Effect of Engine Mounting Strategy on Vehicle NVH

The primary task of a powertrain mounting system is to keep the powertrain located properly in the vehicle, provide good motion control as well as good isolation. Although there are a variety of other requirements and constraints, this study focuses on the NVH aspects. While most mounting systems have the same primary function, there is a large variety of mounting systems in use in the automotive industry. This paper examines a couple of the design strategies, involving powertrain rigid body mode coupling and de-coupling. These strategies call for the rigid body modes of the powertrain, whose mounts are fixed to the ground, to have certain coupled or decoupled characteristics. Since the powertrain related NVH is affected by its behavior in the vehicle, which is often quite different from that on the ground, this study investigates the usefulness of such strategies. This study compares three such strategies that are commonly used.

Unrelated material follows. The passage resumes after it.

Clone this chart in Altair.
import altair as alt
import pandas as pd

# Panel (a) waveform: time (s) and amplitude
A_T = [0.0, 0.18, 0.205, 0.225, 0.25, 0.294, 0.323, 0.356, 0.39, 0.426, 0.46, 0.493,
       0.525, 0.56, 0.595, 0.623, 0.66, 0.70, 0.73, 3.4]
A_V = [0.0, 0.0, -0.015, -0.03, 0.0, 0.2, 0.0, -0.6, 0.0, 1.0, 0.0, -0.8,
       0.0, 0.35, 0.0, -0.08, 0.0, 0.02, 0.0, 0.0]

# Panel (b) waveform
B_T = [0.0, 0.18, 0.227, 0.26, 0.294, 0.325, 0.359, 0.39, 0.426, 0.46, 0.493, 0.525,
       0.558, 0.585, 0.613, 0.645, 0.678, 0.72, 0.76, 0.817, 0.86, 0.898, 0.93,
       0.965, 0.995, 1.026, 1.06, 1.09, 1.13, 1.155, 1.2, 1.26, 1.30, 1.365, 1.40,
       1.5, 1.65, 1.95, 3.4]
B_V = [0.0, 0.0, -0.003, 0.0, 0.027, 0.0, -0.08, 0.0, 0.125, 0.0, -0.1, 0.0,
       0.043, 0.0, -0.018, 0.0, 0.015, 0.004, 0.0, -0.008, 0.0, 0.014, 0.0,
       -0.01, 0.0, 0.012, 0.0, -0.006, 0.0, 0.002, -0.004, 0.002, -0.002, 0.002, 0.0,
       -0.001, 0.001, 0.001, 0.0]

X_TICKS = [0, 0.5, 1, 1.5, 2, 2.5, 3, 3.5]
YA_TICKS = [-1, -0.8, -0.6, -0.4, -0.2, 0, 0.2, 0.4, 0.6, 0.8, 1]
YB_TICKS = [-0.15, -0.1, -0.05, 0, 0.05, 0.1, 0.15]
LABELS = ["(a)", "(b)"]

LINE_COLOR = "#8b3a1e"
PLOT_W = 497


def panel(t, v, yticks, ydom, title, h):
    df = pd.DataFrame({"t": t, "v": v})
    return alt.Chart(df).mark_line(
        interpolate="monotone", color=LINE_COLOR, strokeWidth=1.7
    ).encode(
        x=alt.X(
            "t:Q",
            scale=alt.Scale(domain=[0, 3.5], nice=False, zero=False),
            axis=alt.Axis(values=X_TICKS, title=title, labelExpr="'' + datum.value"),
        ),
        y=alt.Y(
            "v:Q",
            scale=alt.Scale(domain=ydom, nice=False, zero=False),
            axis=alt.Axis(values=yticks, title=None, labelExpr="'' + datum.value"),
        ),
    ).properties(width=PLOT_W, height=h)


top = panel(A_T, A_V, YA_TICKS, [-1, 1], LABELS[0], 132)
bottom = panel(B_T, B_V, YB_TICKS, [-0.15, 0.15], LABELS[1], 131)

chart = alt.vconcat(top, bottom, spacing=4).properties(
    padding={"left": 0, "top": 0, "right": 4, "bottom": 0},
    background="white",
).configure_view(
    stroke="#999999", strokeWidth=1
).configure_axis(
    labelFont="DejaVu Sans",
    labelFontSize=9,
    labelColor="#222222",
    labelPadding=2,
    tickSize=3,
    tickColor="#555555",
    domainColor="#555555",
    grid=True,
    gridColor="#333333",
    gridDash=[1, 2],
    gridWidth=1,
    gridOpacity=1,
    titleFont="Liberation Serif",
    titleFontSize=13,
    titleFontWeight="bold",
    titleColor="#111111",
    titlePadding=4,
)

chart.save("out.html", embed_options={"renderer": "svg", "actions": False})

All decoupled modes, coupled bounce-pitch modes, and coupled bounce-roll modes strategies are compared by looking at the response of a vehicle model, to wheel and powertrain inputs. Then the three systems are optimized to minimize the vehicle response to those inputs. The on-ground rigid body modes of the powertrain from the optimized system are compared to their original starting points. This study highlights the use of such modeling based techniques, to optimize the powertrain mounting system, that can be used in very early stages of a program, before any resources are expended on building prototypes.